Since I'm familiar with basketball stats and see a lot of holes in what is presently available, I thought i'd try my hand at writing something along those lines.

I basically want to create something like basketball reference, but with an emphasis on foreign leagues and more advanced metrics included. My new design should allow me to add as many foreign leagues as I can find stats for pretty easily. (I estimate once the initial design phase is done that I can add a league in about 2-3 hours). Once I have the formulas in place I can easily put the advanced stats on all leagues.

Anyway, since most of the work is in grabbing the raw data, parsing it, normalizing it, and databasing it, I figured that I'd try and create as many stats as can be calculated then create a web interface that allows you to highly customize the output (select whatever fields you want, compare players across leagues, whatever).

I might do some advanced play by play stuff for NCAA/NBA since I can get at play by play data for it, but I'm not sure how much interest I have in that in having worked with pbp data before I've found it to be highly unreliable and a difficult process to try and work around the massive amount of data entry errors.
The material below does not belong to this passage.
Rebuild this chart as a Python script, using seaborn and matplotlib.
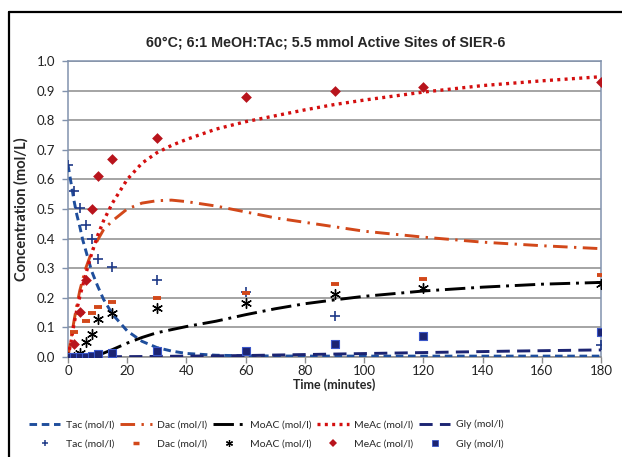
import numpy as np
import pandas as pd
import matplotlib
matplotlib.use("Agg")
import matplotlib.pyplot as plt
import seaborn as sns
from matplotlib.lines import Line2D

# measured concentrations (mol/l)
t_meas = [0, 2, 4, 6, 8, 10, 15, 30, 60, 90, 120, 180]
tac_meas = [0.65, 0.56, 0.505, 0.447, 0.40, 0.33, 0.305, 0.26, 0.22, 0.14, np.nan, 0.04]
dac_meas = [0.0, 0.085, 0.15, 0.123, 0.148, 0.168, 0.185, 0.20, 0.215, 0.246, 0.265, 0.277]
moac_meas = [0.0, 0.0, 0.015, 0.05, 0.078, 0.128, 0.147, 0.165, 0.184, 0.214, 0.232, 0.246]
meac_meas = [0.0, 0.045, 0.152, 0.26, 0.50, 0.61, 0.67, 0.74, 0.88, 0.90, 0.912, 0.93]
gly_meas = [0.0, 0.0, 0.0, 0.0, 0.002, 0.011, 0.014, 0.02, 0.021, 0.044, 0.07, 0.085]

# model curves
t_tac = [0, 1, 2, 3, 4, 5, 6, 8, 10, 12, 15, 20, 25, 30, 35, 40, 50, 60, 80, 100, 120, 140, 160, 180]
tac_fit = [0.65, 0.59, 0.53, 0.48, 0.44, 0.395, 0.36, 0.29, 0.24, 0.195, 0.145, 0.088, 0.053,
           0.032, 0.02, 0.012, 0.006, 0.004, 0.003, 0.003, 0.003, 0.003, 0.003, 0.003]

t_dac = [0, 1, 2, 3, 4, 6, 8, 10, 12, 15, 20, 25, 30, 35, 40, 50, 60, 70, 80, 90, 100, 110, 120, 140, 160, 180]
dac_fit = [0.0, 0.06, 0.12, 0.175, 0.225, 0.30, 0.355, 0.395, 0.43, 0.46, 0.50, 0.52, 0.528, 0.53,
           0.525, 0.51, 0.49, 0.47, 0.455, 0.44, 0.425, 0.415, 0.405, 0.388, 0.376, 0.366]

t_moac = [0, 5, 8, 10, 15, 20, 25, 30, 40, 50, 60, 70, 80, 90, 100, 120, 140, 160, 180]
moac_fit = [0.0, 0.0, 0.0, 0.005, 0.025, 0.047, 0.066, 0.082, 0.103, 0.121, 0.143, 0.163,
            0.18, 0.193, 0.205, 0.223, 0.236, 0.246, 0.252]

t_meac = [0, 1, 2, 3, 4, 6, 8, 10, 12, 15, 20, 25, 30, 35, 40, 50, 60, 70, 80, 90, 100, 120, 140, 160, 180]
meac_fit = [0.0, 0.05, 0.11, 0.16, 0.205, 0.28, 0.35, 0.41, 0.46, 0.52, 0.60, 0.655, 0.69, 0.715,
            0.735, 0.77, 0.795, 0.815, 0.835, 0.853, 0.868, 0.895, 0.917, 0.933, 0.947]

t_gly = [0, 30, 60, 90, 120, 150, 180]
gly_fit = [0.0, 0.002, 0.005, 0.01, 0.015, 0.02, 0.024]

c_tac_line = "#1f4e9c"
c_tac_mark = "#1f3a88"
c_dac = "#d2481a"
c_moac = "black"
c_meac_line = "#d40f0f"
c_meac_mark = "#b8141c"
c_gly = "#1c2472"

sns.set_style("white")
plt.rcParams["font.family"] = ["Lato", "DejaVu Sans"]

fig = plt.figure(figsize=(6.22, 4.57), dpi=100)
ax = fig.add_axes([0.1093, 0.2188, 0.857, 0.6477])

ls_tac = (0, (2.6, 1.6))
ls_dac = (0, (5, 2.2, 0.8, 2.2))
ls_moac = (0, (7, 2, 1, 2))
ls_meac = (0, (0.9, 1.3))
ls_gly = (0, (4.5, 2.5))

lw = 2.1
sns.lineplot(x=t_tac, y=tac_fit, ax=ax, color=c_tac_line, lw=lw, linestyle=ls_tac, zorder=3)
sns.lineplot(x=t_dac, y=dac_fit, ax=ax, color=c_dac, lw=lw, linestyle=ls_dac, zorder=3)
sns.lineplot(x=t_moac, y=moac_fit, ax=ax, color=c_moac, lw=lw, linestyle=ls_moac, zorder=3)
sns.lineplot(x=t_meac, y=meac_fit, ax=ax, color=c_meac_line, lw=2.4, linestyle=ls_meac, zorder=3)
sns.lineplot(x=t_gly, y=gly_fit, ax=ax, color=c_gly, lw=lw, linestyle=ls_gly, zorder=3)

sns.scatterplot(x=t_meas, y=tac_meas, ax=ax, marker="+", s=50, color=c_tac_mark, linewidth=1.2, zorder=4)
sns.scatterplot(x=t_meas, y=dac_meas, ax=ax, marker="_", s=30, color=c_dac, linewidth=2.8, zorder=4)
sns.scatterplot(x=t_meas, y=moac_meas, ax=ax, marker=(6, 2, 0), s=50, color=c_moac, linewidth=1.0, zorder=4)
sns.scatterplot(x=t_meas, y=meac_meas, ax=ax, marker="D", s=30, color=c_meac_mark, linewidth=0, zorder=4)
sns.scatterplot(x=t_meas, y=gly_meas, ax=ax, marker="s", s=36, color=c_gly, edgecolor="#3a56c8",
                linewidth=0.8, zorder=4)

ax.set_xlim(0, 180)
ax.set_ylim(0, 1.0)
ax.set_xticks(np.arange(0, 181, 20))
ax.set_yticks(np.arange(0, 1.01, 0.1))
ax.set_yticklabels([f"{v:.1f}" for v in np.arange(0, 1.01, 0.1)])
ax.yaxis.grid(True, color="#8c8c8c", lw=1.1)
ax.xaxis.grid(False)
ax.set_axisbelow(True)
for side in ["top", "right", "left"]:
    ax.spines[side].set_color("#8192ad")
    ax.spines[side].set_linewidth(1.1)
ax.spines["bottom"].set_color("#8c8c8c")
ax.spines["bottom"].set_linewidth(1.1)
ax.tick_params(axis="both", labelsize=9.5, colors="#222222", length=4, width=1, direction="out",
               bottom=True, left=True, pad=3)
ax.tick_params(axis="x", color="#8c8c8c", pad=2)
ax.tick_params(axis="y", color="#8192ad", pad=5)

ax.set_xlabel("Time (minutes)", fontsize=9, fontweight="bold", labelpad=1)
ax.set_ylabel("Concentration (mol/L)", fontsize=10.5, fontweight="bold", labelpad=6)

fig.text(0.523, 0.908, "60\u00b0C; 6:1 MeOH:TAc; 5.5 mmol Active Sites of SIER-6",
         ha="center", va="center", fontsize=10.3, fontweight="bold", family="Liberation Sans")

# outer frame (top and left only, as in the screenshot)
fig.add_artist(Line2D([9 / 622, 1], [1 - 12 / 457] * 2, transform=fig.transFigure, color="black", lw=1.6))
fig.add_artist(Line2D([9 / 622] * 2, [0, 1 - 12 / 457], transform=fig.transFigure, color="black", lw=1.6))

names = ["Tac", "Dac", "MoAC", "MeAc", "Gly"]
line_h = [
    Line2D([], [], color=c_tac_line, lw=lw, linestyle=ls_tac),
    Line2D([], [], color=c_dac, lw=lw, linestyle=ls_dac),
    Line2D([], [], color=c_moac, lw=lw, linestyle=ls_moac),
    Line2D([], [], color=c_meac_line, lw=2.4, linestyle=ls_meac),
    Line2D([], [], color=c_gly, lw=lw, linestyle=ls_gly),
]
mark_h = [
    Line2D([], [], ls="none", marker="+", ms=5, mew=1.1, color=c_tac_mark),
    Line2D([], [], ls="none", marker="_", ms=5, mew=2.5, color=c_dac),
    Line2D([], [], ls="none", marker=(6, 2, 0), ms=5, mew=0.9, color=c_moac),
    Line2D([], [], ls="none", marker="D", ms=4, mew=0, color=c_meac_mark),
    Line2D([], [], ls="none", marker="s", ms=5, mew=0.6, color=c_gly, mec="#3a56c8"),
]
handles, labels = [], []
for n, lh, mh in zip(names, line_h, mark_h):
    handles += [lh, mh]
    labels += [f"{n} (mol/l)", f"{n} (mol/l)"]

fig.legend(handles, labels, ncol=5, loc="center", bbox_to_anchor=(0.428, 0.05), frameon=False,
           fontsize=7.5, handlelength=3.0, handletextpad=0.5, columnspacing=0.6, labelspacing=0.95)

fig.savefig("out.png", dpi=100)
I have always wanted to create a more dynamic version of 82games.com which I love, but doesn't give you an easy way to compare all their great stats.

I don't have any specific goals at this point really. I don't know that I'll create anything that hasn't already been created, nor am I certain that I have the time to bring the whole project to a conclusion that will allow me to share the output. I've got basically a half hour or so a night to work on it, and it can be tough to maintain motivation. However, I figure I might as well aim to create something awesome rather than think small and see where it goes.

Long term, I'd like to experiment with regression software as well to try and compare players across leagues and see the meaning of various stats and how they translate to success when guys cross leagues and possibly try to correlate various stats to teams winning as well. That's more of a side project I'd only take on in a best case scenario where the above is completed though.

Re: statistical formulas

Posted: Fri Oct 14, 2011 5:16 am
by Crow
"I have always wanted to create a more dynamic version of 82games.com which I love, but doesn't give you an easy way to compare all their great stats."

A lot of people have wanted easier comparative tools for that data. That sounds like a real promising direction. Seeing top and bottom 25s, means, medians & standard deviations, player comparisons etc. Basketball-reference has a number of good & flexible tools. Finders applied to other data would be a welcome addition.

Advanced play by play stuff would be great too, though I can understand it might be in phase 2 or 3.

Good luck and hope it is fun & rewarding for you.

Re: statistical formulas

Posted: Fri Oct 14, 2011 2:00 pm
by Mike G
dougthonus wrote: I basically want to create something like basketball reference, but with an emphasis on foreign leagues and more advanced metrics included. ..
The Advanced Statistics area at b-r.com hasn't really advanced much in several years. A bunch of us here have had suggestions that have gone unheeded. A rival site might be just what is needed to either inspire them to get on the ball, or to just redefine 'advanced'.

So I encourage you to create an alternative user-oriented stats interface. Hopefully you'll use this forum for feedback and reference.

Re: statistical formulas

Posted: Sat Oct 15, 2011 6:42 pm
by dougthonus
I appreciate the encouragement.

It's always easier to stay on the ball if you feel there is value in what you intend to do. I'll certainly be looking for feedback and suggestion as well as help with formulas and such as I make progress.

For whatever reason I decided to start with the French PROA league as my initial testbed of data, but once I get all the base data parsed I should add new leagues fairly quickly.